In its ill-conceived drive to rejoin the Iran nuclear deal, the Biden administration must not dishonor the American victims of Iran-sponsored terrorism. That means leaving the IRGC’s FTO designation in place. If anything, the administration should work with Congress on a bipartisan basis to further strengthen and clarify secondary liability under the ATA.
There is a need to act quickly in light of an April decision by the Second Circuit Court of Appeals that threatens to establish a much more restrictive standard for liability. Specifically, the court held that aiders and abettors cannot be held civilly liable, even for knowingly transferring tens of millions of dollars to charitable front organizations of an FTO. According to the decision, an aider and abettor of an FTO can be held liable only if the defendant is specifically informed that particular funds will be used for “terroristic purposes,” or if the plaintiffs can trace the particular funds sent by the defendant to an FTO front organization and through that organization to the particular attacks that injured them. Of course, companies that knowingly transfer funds or provide services to front groups for organizations such as the IRGC, the Islamic State, or Hamas rarely document the transactions with a notation that such services “are meant for support of terrorist acts only.”
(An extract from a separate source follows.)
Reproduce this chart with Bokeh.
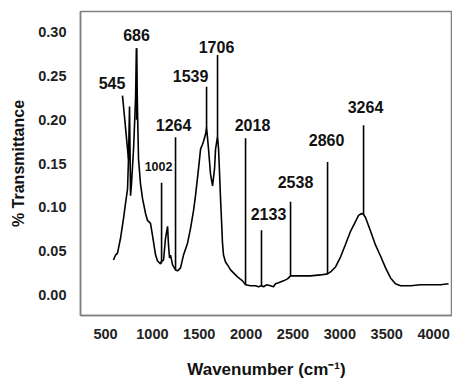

From a policy perspective, this decision has the potential to open the floodgates for using the U.S. financial system to bankroll terrorist organizations across the globe – from the IRGC to al-Qaeda and the Islamic State – through front organizations. Now more than ever, Congress should clarify its counterterrorism statutory framework to disrupt financial support for FTOs such as the IRGC by denying them access to the U.S. financial system. Providing terror victims and their families the ability to seek compensation is an important component of this effort.
Regardless of differing views on the nuclear deal with Iran, supporting American victims of Iran-sponsored terrorism is an issue on which Republicans and Democrats should find common ground.